Un écart qui ne s’explique pas par des limites techniques, mais par des freins organisationnels: gouvernance insuffisante, manque de compétences et difficultés d’acculturation. «Le problème, ce n’est pas la technologie, c’est le changement», souligne Yvan Cognasse. Selon lui, la réussite passe avant tout par une transformation culturelle et organisationnelle.
Agents IA: entre flou et accélération
Les deux experts distinguent plusieurs formes d’intelligence artificielle, dont l’IA générative, popularisée par des outils comme ChatGPT— l’IA traditionnelle, qui regroupe des systèmes conçus pour exécuter une tâche précise — et les agents autonomes, capables de planifier, exécuter et enchaîner des actions pour atteindre un objectif. Si les entreprises interrogées se disent désormais familières avec l’IA générative, la distinction avec l’IA traditionnelle et surtout avec les agents autonomes reste floue. «Cette confusion est d’autant plus forte que ces agents exigent un niveau de maturité supérieur», observe Alexandre Caboussat.

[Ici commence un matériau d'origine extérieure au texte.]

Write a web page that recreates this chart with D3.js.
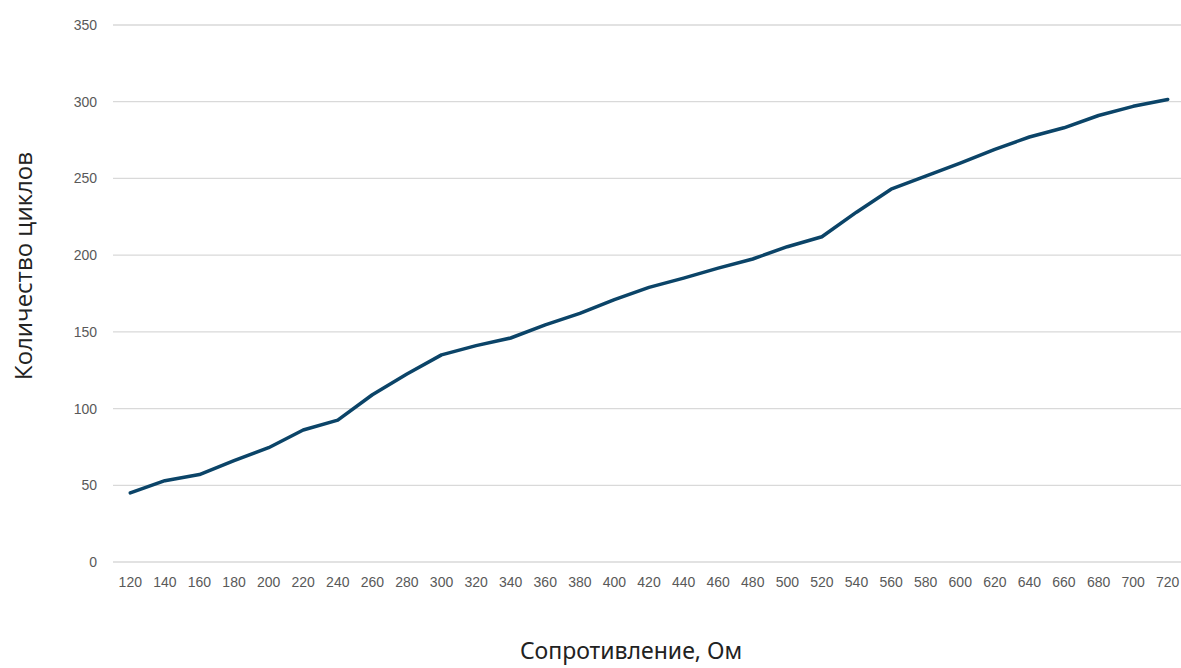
<!DOCTYPE html>
<html><head><meta charset="utf-8">
<script src="https://cdn.jsdelivr.net/npm/d3@7"></script>
<style>body{margin:0;background:#fff;}svg{display:block;}</style>
</head><body>
<svg id="chart" width="1181" height="668"></svg>
<script>
const categories = [120,140,160,180,200,220,240,260,280,300,320,340,360,380,400,420,440,460,480,500,520,540,560,580,600,620,640,660,680,700,720];
const cycles = [45,53,57,66,74.5,86,92.5,109,122.5,135,141,146,154.5,162,171,179,185,191.5,197.5,205.5,212,228,243,251.5,260,269,277,283,291,297,301.5];
const yTicks = [0,50,100,150,200,250,300,350];
const xTitle = "Сопротивление, Ом";
const yTitle = "Количество циклов";

(function(){
const svg = d3.select("#chart");
const mLeft = 113, mRight = 1185, mTop = 25, mBottom = 562;
const x = d3.scaleBand().domain(categories).range([mLeft, mRight]);
const y = d3.scaleLinear().domain([0,350]).range([mBottom, mTop]);

// grid
svg.append("g").selectAll("line").data(yTicks).join("line")
  .attr("x1", mLeft).attr("x2", mRight)
  .attr("y1", d => y(d)).attr("y2", d => y(d))
  .attr("stroke", "#d9d9d9").attr("stroke-width", 1.3);

// y axis labels
const yAxis = svg.append("g").attr("transform", `translate(${mLeft},0)`)
  .call(d3.axisLeft(y).tickValues(yTicks).tickSize(0).tickPadding(16));
yAxis.select(".domain").remove();
yAxis.selectAll("text").attr("font-family", "Liberation Sans, Arial, sans-serif")
  .attr("font-size", 14).attr("fill", "#595959");

// x axis labels
const xAxis = svg.append("g").attr("transform", `translate(0,${mBottom})`)
  .call(d3.axisBottom(x).tickSize(0).tickPadding(15));
xAxis.select(".domain").remove();
xAxis.selectAll("text").attr("font-family", "Liberation Sans, Arial, sans-serif")
  .attr("font-size", 14).attr("fill", "#595959");

// line
const line = d3.line().x((d,i) => x(categories[i]) + x.bandwidth()/2).y(d => y(d));
svg.append("path").datum(cycles)
  .attr("d", line).attr("fill", "none")
  .attr("stroke", "#0b4468").attr("stroke-width", 3.5)
  .attr("stroke-linejoin", "round").attr("stroke-linecap", "round");

// titles
svg.append("text").attr("x", 631).attr("y", 659).attr("text-anchor", "middle")
  .attr("font-family", "Noto Sans, sans-serif").attr("font-size", 23).attr("fill", "#222")
  .text(xTitle);
svg.append("text").attr("transform", "translate(32,266) rotate(-90)").attr("text-anchor", "middle")
  .attr("font-family", "Open Sans, sans-serif").attr("font-size", 24).attr("fill", "#222")
  .text(yTitle);
})();
</script>
</body></html>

Le rapport souligne aussi que l’IA ne se limite plus aux pilotes isolés: elle commence à s’ancrer dans les processus métiers. Si 77% des usages restent concentrés sur la relation client, le marketing et le service après-vente (contre 88% en 2024), la technologie gagne du terrain dans les fonctions support comme la finance, le juridique ou la supply chain, qui représentent désormais 33% des cas d’usage (28% un an plus tôt). Ressources humaines et développement produit apparaissent également comme des terrains d’expérimentation croissante, signe d’une diffusion plus transversale de l’IA au sein des organisations suisses.
«En 2024, beaucoup d’entreprises se limitaient à des pilotes IA. Je m’attendais en 2025 à les voir passer en production et commencer seulement à tester des agents. Mais on observe que certaines sont déjà allées plus vite que prévu, avec un effet d’accélération», ajoute le professeur de la HEG-Genève.
Le rapport et les experts citent des cas d’usage dans l’assurance (traitement automatisé de documents), la santé (génération de comptes rendus médicaux) et l’industrie (appui à la maintenance et à la logistique). Dans certains cas, comme l’assurance, ces solutions seraient déjà utilisées en production.
Des données de qualité, mais un ROI qui tarde
Si la qualité des données progresse – 62% des organisations la jugent désormais «bonne à excellente» (+14 points) –, le retour sur investissement reste limité. 58% des entreprises estiment encore leur ROI IA «basique ou inexistant». «Le principal obstacle, ce n’est pas la technologie mais la compréhension des dirigeants. Il y a donc un enjeu de formation, d’acculturation, de diversification.» explique Yvan Cognasse.
L’étude révèle également une évolution notable dans les critères d’adoption: l’IA n’est plus seulement évaluée à travers le ROI, mais également selon sa traçabilité, son empreinte énergétique et sa conformité éthique.
Une course encore ouverte
À moyen terme, les experts estiment que la Suisse est bien placée pour transformer son avance en leadership européen de l’IA appliquée. Le pays bénéficie d’un écosystème académique solide, d’entreprises innovantes et d’une culture de qualité des données. Mais la course reste ouverte. Pour franchir un cap, les organisations devront combler l’écart entre conviction et stratégie et intégrer l’IA au cœur de leur transformation.
«Ne vous contentez pas de mener des pilotes et de dire qu’on fait de l’IA. Ayez une ambition de passage à l’échelle, en apportant une vraie valeur à l’organisation», conclut Yvan Cognasse.
Méthodologie
L’Observatoire Data & IA 2025 repose sur un sondage quantitatif en ligne (janvier–mai 2025) et des entretiens qualitatifs. Une centaine d’organisations de tailles et secteurs variés y ont participé, couvrant l’industrie, la santé, l’assurance, le secteur public et les services numériques.